Escalation paths must be clear

At 3am, the on-call should never have to wonder who to call next. The escalation chain — written, in the runbook — looks like:

  • Primary on-call (15 min ack)
  • Secondary on-call (15 min ack)
  • Engineering manager (30 min ack)
  • Director / on-call lead (60 min ack)
  • VP / CTO (only for SEV1 not resolving in 2+ hours)

Two rules. First: every level above primary must have explicit opt-in. Don't volunteer your manager without asking. Second: skipping levels is allowed for serious incidents. A SEV1 affecting most customers should page everyone simultaneously, not wait for 15 minutes per tier.

Onboarding new engineers to the rotation

Don't throw new hires into the pager. A reasonable ramp:

  • Weeks 0-4: Shadow only. Get paged into nothing. Read past postmortems. Run the runbooks against a staging environment to make sure they work.
  • Weeks 4-8: Secondary on-call. Always paired with a senior primary. Gets all the pages but isn't responsible for resolving them solo.
  • Weeks 8+: Primary on-call, with the team's explicit confidence they're ready. Senior secondary for the first few shifts.

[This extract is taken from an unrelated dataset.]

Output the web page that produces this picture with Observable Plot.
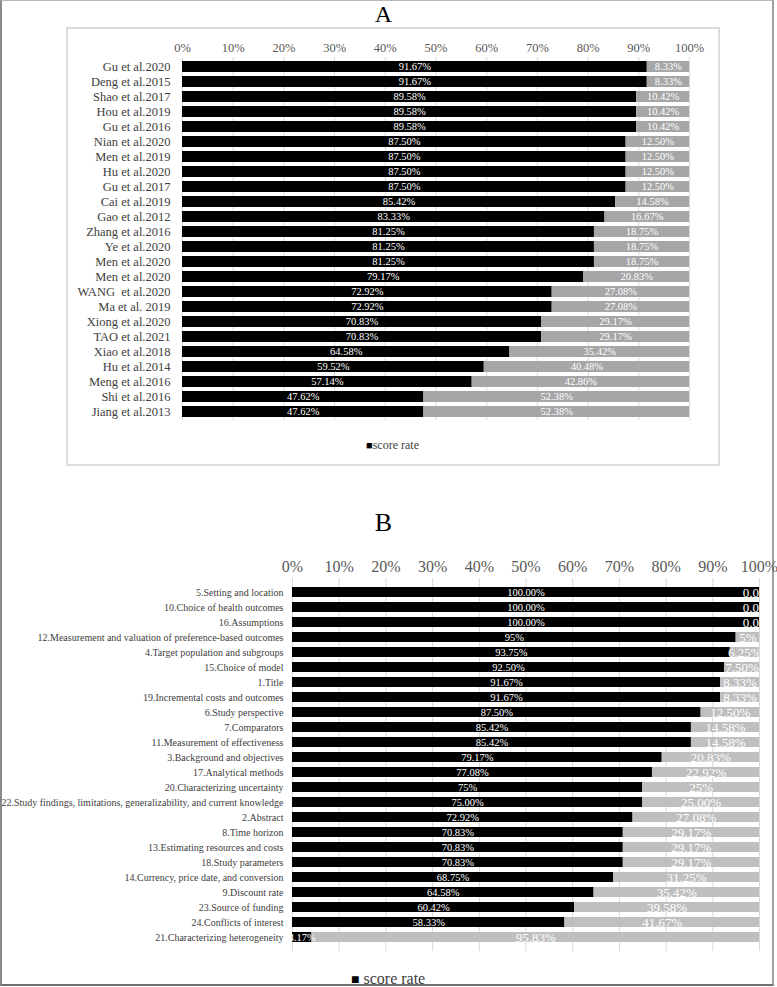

Tooling: what you need and don't

For teams up to about 20 engineers, the stack is:

  • A paging tool. PagerDuty, Opsgenie, Better Stack — all fine. Don't roll your own.
  • A monitoring system that can route to the paging tool via signed webhooks. Don't use a monitoring system without integration — re-implementing escalation badly is a classic mistake.
  • A shared inbox / Slack channel for alerts that should be visible but not page anyone. The kitchen sink of "something looks off" goes here.
  • A runbook system. Could be Notion, Confluence, a Git repo. The format matters less than the discipline to keep runbooks current. See our runbooks template.

Where to go from here

Audit your current rotation against the checklist: shift length, primary/secondary, severity tiers, escalation chain, compensation, onboarding. Almost every team has at least one gap. Closing two of them in the next quarter is more impactful than any reliability engineering project — because it's what lets the engineers doing reliability engineering stay healthy long enough to do it.